We’ve all heard the story.
Toronto hasn’t seen a good goalie since the days of Ed Belfour. The experiments with Andrew Raycroft, Vesa Toskala and Jonas Gustavsson all proved spectacular failures. J.S. Giguere was never healthy enough to get the job done. James Reimer and Ben Scrivens are too young and inexperienced to survive in a market like this - they’ll get eaten alive.
The only possible solution – one apparent to everyone except Leafs Nation – rests in Roberto Luongo and his bloated contract. If anyone has the psychological fortitude to last in Toronto, it’s him.
I’m sorry, Mike Gillis, we don’t need or want your garbage. There’s a new story being written here. It stars Reimer.
Even the casual hockey fan is aware of Reimer’s sometimes turbulent tenure in Toronto. He burst onto the scene in December 2010, quickly overtaking Giguere and Gustavsson as the team’s top goaltender. The Leafs almost made the playoffs with him in net.
In 35 starts that season, he recorded 20 wins against 10 regulation loses and 5 overtime loses. He also posted 3 shutouts, a .921 save percentage and 2.60 goals against average. All of these stats would be very impressive for a veteran, let alone a rookie.
Hence, the 2011-2012 season began under great expectations. Toronto finally had its man – Reimer would take us back to the Promised Land. The new season began as expected. Reimer raced out to a 4-1 start, posting a shutout in the season opener against Montreal.
Things took a turn for the worst, however, during the sixth game of the season. A blindside elbow from Montreal captain Brian Gionta would force Reimer onto the shelf for over two months. In the meantime, bizarre speculation spread about the true state of his injury, including an unwarranted phone call to his mother.
Reimer never completely regained his form that season. He finished the season with 14 wins, 14 regulation loses and 4 overtime loses. His save percentage dropped to .900 while his goals against average climbed to 3.10. In short, Reimer – and Leafs Nation by extension – was thoroughly deflated.
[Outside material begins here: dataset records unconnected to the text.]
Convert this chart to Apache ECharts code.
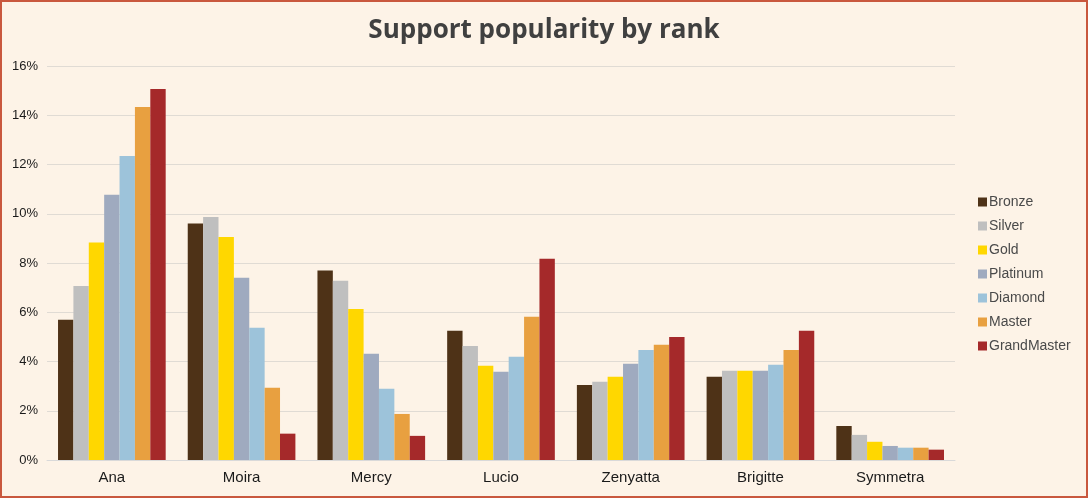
<!DOCTYPE html>
<html>
<head>
<meta charset="utf-8">
<script src="https://cdn.jsdelivr.net/npm/echarts@6/dist/echarts.min.js"></script>
<style>
  html, body { margin: 0; padding: 0; background: #fff; }
  #chart {
    width: 1088px;
    height: 498px;
    box-sizing: border-box;
    border: 2px solid #c9583e;
    background: #fdf3e7;
  }
</style>
</head>
<body>
<div id="chart"></div>
<script>
// heroes on the x axis
var heroes = ['Ana', 'Moira', 'Mercy', 'Lucio', 'Zenyatta', 'Brigitte', 'Symmetra']
var ranks = ['Bronze', 'Silver', 'Gold', 'Platinum', 'Diamond', 'Master', 'GrandMaster']
var yTicks = [0, 2, 4, 6, 8, 10, 12, 14, 16]

// pick rate (%) per rank, in hero order
var bronze = [5.7, 9.6, 7.7, 5.25, 3.05, 3.38, 1.38]
var silver = [7.07, 9.87, 7.28, 4.63, 3.18, 3.62, 1.02]
var gold = [8.83, 9.06, 6.13, 3.83, 3.38, 3.62, 0.74]
var platinum = [10.77, 7.4, 4.31, 3.58, 3.91, 3.62, 0.57]
var diamond = [12.35, 5.37, 2.89, 4.19, 4.47, 3.87, 0.5]
var master = [14.34, 2.93, 1.87, 5.82, 4.68, 4.47, 0.5]
var grandMaster = [15.07, 1.07, 0.98, 8.17, 5.0, 5.25, 0.42]

var colors = ['#4e3217', '#bfbfbf', '#ffd700', '#9faabf', '#9dc3da', '#e8a040', '#a5292a']
var values = [bronze, silver, gold, platinum, diamond, master, grandMaster]

var chart = echarts.init(document.getElementById('chart'))

var series = ranks.map(function (name, i) {
  return {
    name: name,
    type: 'bar',
    data: values[i],
    barGap: '0%',
    barCategoryGap: '17%',
    itemStyle: { color: colors[i] }
  }
})

chart.setOption({
  animation: false,
  backgroundColor: '#fdf3e7',
  title: {
    text: 'Support popularity by rank',
    left: 'center',
    top: 11,
    textStyle: {
      fontFamily: 'Open Sans',
      fontWeight: 'bold',
      fontSize: 26,
      color: '#404040'
    }
  },
  legend: {
    data: ranks,
    orient: 'vertical',
    left: 971,
    top: 188,
    itemWidth: 9,
    itemHeight: 9,
    itemGap: 10,
    icon: 'rect',
    textStyle: {
      fontFamily: 'Liberation Sans',
      fontSize: 14,
      color: '#4a4a4a',
      padding: [0, 0, 0, -3]
    }
  },
  grid: {
    left: 45,
    right: 131,
    top: 64,
    bottom: 36
  },
  xAxis: {
    type: 'category',
    data: heroes,
    axisTick: { show: false },
    axisLine: { lineStyle: { color: '#d9d9d9', width: 1 } },
    axisLabel: {
      fontFamily: 'Liberation Sans',
      fontSize: 15,
      color: '#1a1a1a',
      margin: 10
    }
  },
  yAxis: {
    type: 'value',
    min: yTicks[0],
    max: yTicks[yTicks.length - 1],
    interval: 2,
    axisLine: { show: false },
    axisTick: { show: false },
    splitLine: { lineStyle: { color: '#e0dbd4', width: 1 } },
    axisLabel: {
      formatter: '{value}%',
      fontFamily: 'Liberation Sans',
      fontSize: 13,
      color: '#1a1a1a',
      margin: 9
    }
  },
  series: series
})
</script>
</body>
</html>
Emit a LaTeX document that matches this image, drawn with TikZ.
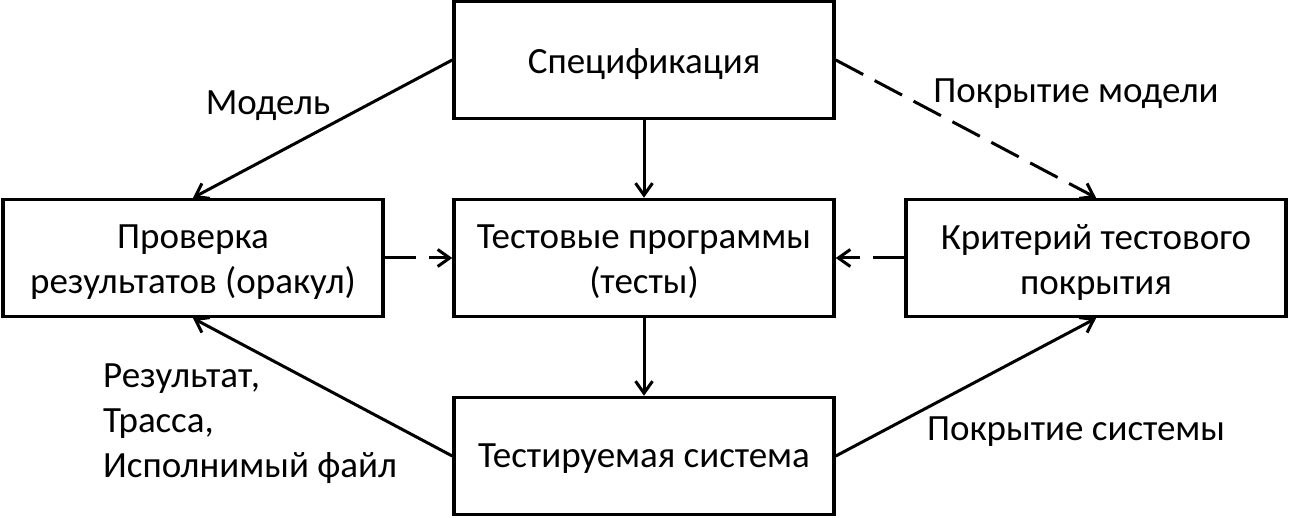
\documentclass[tikz,border=0pt]{standalone}
\usepackage{fontspec}
\setmainfont{Carlito}
\usetikzlibrary{arrows.meta}
\begin{document}
\begin{tikzpicture}[x=1pt,y=-1pt,
  box/.style={draw,line width=3.5pt,minimum width=380pt,minimum height=117pt,inner sep=0pt},
  txt/.style={inner sep=0pt,align=center,font=\fontsize{37}{45}\selectfont},
  lbl/.style={inner sep=0pt,font=\fontsize{37}{45}\selectfont},
  conn/.style={line width=3pt,-{Straight Barb[length=12pt,width=17pt,line width=3pt]}},
  dconn/.style={conn,dash pattern=on 31pt off 13pt}]
\useasboundingbox (0,0) rectangle (1289,518);
\node[box] (spec) at (644,60) {};
\node[box] (prov) at (193,258) {};
\node[box] (test) at (644,258) {};
\node[box] (krit) at (1096,258) {};
\node[box] (sys) at (644,456) {};
\node[txt] (tspec) at ([yshift=-4pt]spec.center) {Спецификация};
\node[txt] (tprov) at ([yshift=-4pt]prov.center) {Проверка\\результатов (оракул)};
\node[txt] (ttest) at ([yshift=-4pt]test.center) {Тестовые программы\\(тесты)};
\node[txt] (tkrit) at ([yshift=-4pt]krit.center) {Критерий тестового\\покрытия};
\node[txt] (tsys) at ([yshift=-3pt]sys.center) {Тестируемая система};
\draw[conn] (spec.west) -- (prov.north);
\draw[conn] (spec.south) -- (test.north);
\draw[dconn] (spec.east) -- (krit.north);
\draw[dconn] (prov.east) -- (test.west);
\draw[dconn] (krit.west) -- (test.east);
\draw[conn] (test.south) -- (sys.north);
\draw[conn] (sys.west) -- (prov.south);
\draw[conn] (sys.east) -- (krit.south);
\node[lbl] (lm) at (268,106) {Модель};
\node[lbl] (lpm) at (1076,94) {Покрытие модели};
\node[lbl] (lps) at (1076,432) {Покрытие системы};
\node[lbl,align=left,anchor=west] (lr) at (103,424) {Результат,\\Трасса,\\Исполнимый файл};
\end{tikzpicture}
\end{document}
When former general manage Brian Burke decided to begin the current season with Reimer and Scrivens in net, he took a lot of slake. “Reimer’s a flash in the pan. Scrivens is a career AHLer,” the critics argued.
The Leafs’ rough start to the current season seemed to prove the critics right. An early knee injury to Reimer pushed things toward the brink.
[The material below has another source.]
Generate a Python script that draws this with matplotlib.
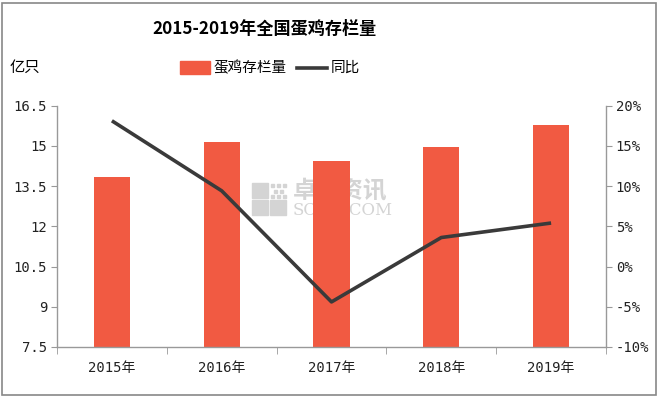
import matplotlib
matplotlib.use("Agg")
import matplotlib.pyplot as plt
from matplotlib.patches import Rectangle
from matplotlib.lines import Line2D
from matplotlib.ticker import FuncFormatter

plt.rcParams['font.family'] = ['Noto Sans CJK SC', 'DejaVu Sans']

categories = ['2015年', '2016年', '2017年', '2018年', '2019年']
stock = [13.84, 15.13, 14.45, 14.96, 15.79]
yoy = [18.1, 9.4, -4.4, 3.6, 5.4]
left_ticks = [7.5, 9, 10.5, 12, 13.5, 15, 16.5]
right_ticks = [-10, -5, 0, 5, 10, 15, 20]

bar_color = '#F15A42'
line_color = '#3A3A3A'
axis_color = '#999999'
wm_color = '#D4D4D4'
tick_family = ['DejaVu Sans Mono', 'Noto Sans CJK SC']

fig = plt.figure(figsize=(6.6, 3.97), dpi=100)
W, H = 660, 397


def fx(px):
    return px / W


def fy(py):
    return 1 - py / H


ax = fig.add_axes([fx(57), fy(347), (606 - 57) / W, (347 - 105.5) / H])
ax2 = ax.twinx()

x = list(range(len(categories)))
ax.bar(x, stock, width=0.33, color=bar_color, zorder=2)
ax.set_ylim(7.5, 16.5)
ax.set_xlim(-0.5, 4.5)
ax.set_yticks(left_ticks)
ax.yaxis.set_major_formatter(FuncFormatter(lambda v, p: ('%g' % v)))
ax.set_xticks(x)
ax.set_xticklabels(categories)
ax.set_xticks([i + 0.5 for i in range(-1, len(categories))], minor=True)
ax.tick_params(axis='x', which='major', length=0, pad=10, labelsize=10)
ax.tick_params(axis='x', which='minor', length=5, color=axis_color, direction='out')
ax.tick_params(axis='y', length=4, color=axis_color, labelsize=10, pad=3)

ax2.plot(x, yoy, color=line_color, linewidth=2.6, zorder=5, solid_capstyle='butt')
ax2.set_ylim(-10, 20)
ax2.set_yticks(right_ticks)
ax2.yaxis.set_major_formatter(FuncFormatter(lambda v, p: '%d%%' % v))
ax2.tick_params(axis='y', length=4, color=axis_color, labelsize=10, pad=3)

for lbl in ax.get_xticklabels() + ax.get_yticklabels() + ax2.get_yticklabels():
    lbl.set_family(tick_family)
    lbl.set_color('#222222')

for a in (ax, ax2):
    a.spines['top'].set_visible(False)
    for s in ('left', 'right', 'bottom'):
        a.spines[s].set_color(axis_color)
        a.spines[s].set_linewidth(1.0)
ax.spines['right'].set_visible(False)
ax2.spines['left'].set_visible(False)
ax2.spines['bottom'].set_visible(False)

# watermark (behind bars)
for (px, py) in [(252, 183), (252, 200), (270, 200)]:
    fig.patches.append(Rectangle((fx(px), fy(py + 15)), 16 / W, 15 / H, transform=fig.transFigure,
                                 color=wm_color, zorder=0.5))
for (px, py) in [(271, 184), (277, 184), (283, 184), (274, 190), (280, 190), (271, 195), (277, 195), (283, 195)]:
    fig.patches.append(Rectangle((fx(px), fy(py + 3)), 3 / W, 3 / H, transform=fig.transFigure,
                                 color=wm_color, zorder=0.5))
ax.text((293 - 57) / 549, (347 - 191) / 241.5, '卓创资讯', transform=ax.transAxes, fontsize=17,
        color=wm_color, ha='left', va='center', zorder=1, fontweight='bold')
ax.text((293 - 57) / 549, (347 - 210) / 241.5, 'SCI99.COM', transform=ax.transAxes, fontsize=12,
        color=wm_color, ha='left', va='center', zorder=1, family='DejaVu Serif')

fig.text(fx(265), fy(29), '2015-2019年全国蛋鸡存栏量', ha='center', va='center', fontsize=12.3, fontweight='bold')
fig.text(fx(10), fy(67), '亿只', ha='left', va='center', fontsize=11)

# legend
fig.patches.append(Rectangle((fx(180), fy(74)), 30 / W, 13 / H, transform=fig.transFigure, color=bar_color))
fig.text(fx(213), fy(68), '蛋鸡存栏量', ha='left', va='center', fontsize=10.5)
fig.lines.append(Line2D([fx(297), fx(327)], [fy(68), fy(68)], transform=fig.transFigure,
                        color=line_color, linewidth=2.6))
fig.text(fx(331), fy(68), '同比', ha='left', va='center', fontsize=10.5)

# border
fig.patches.append(Rectangle((1.5 / W, 2.5 / H), (W - 6) / W, (H - 5) / H, transform=fig.transFigure,
                             fill=False, edgecolor='#888888', linewidth=1.2))

fig.savefig('out.png', dpi=100)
“Now what? Your guy is gone,” the critics continued.
Burke was gone as well. He didn’t last long enough to see the season start. Dave Nonis took over the general manager duties before the first puck dropped.
Nonis’ connection to Vancouver reignited talks about a possible trade involving Luongo, but once again, the Canucks’ asking price was just too high. (Gillis never did learn that one important lesson from Kenny Rogers – he keeps playing a weak hand, which will see a very interesting off-season unfold in Vancouver.)
As the trade deadline passed, it was clear that the Leafs really had no other options than Reimer and Scrivens. Fortunately, they didn’t need any other options either.
Reimer returned from his knee injury without any real difficulty. He even picked up some steam after the trade deadline, going 5-2-1 since April 3rd. This included a pair of key matchups against NHL veterans Martin Brodeur and Henrik Lundqvist, but Reimer saved his best for last Saturday.
He helped the Leafs clinch a playoff spot for the first time in nine years by stopping 49 shots from the Ottawa Senators. That’s the highest number of saves posted by any goalie in the NHL this season.
As the Leafs set out on this new chapter in the team’s history, they’re being led by Reimer. He’s proven himself a winner and now it’s time to turn the page on the doubters.
The Leafs have finally found their replacement for Belfour. He’s a young, quiet man who has nothing in common with Belfour other than a strong desire to win and the talent to make it happen. Bring on the playoffs.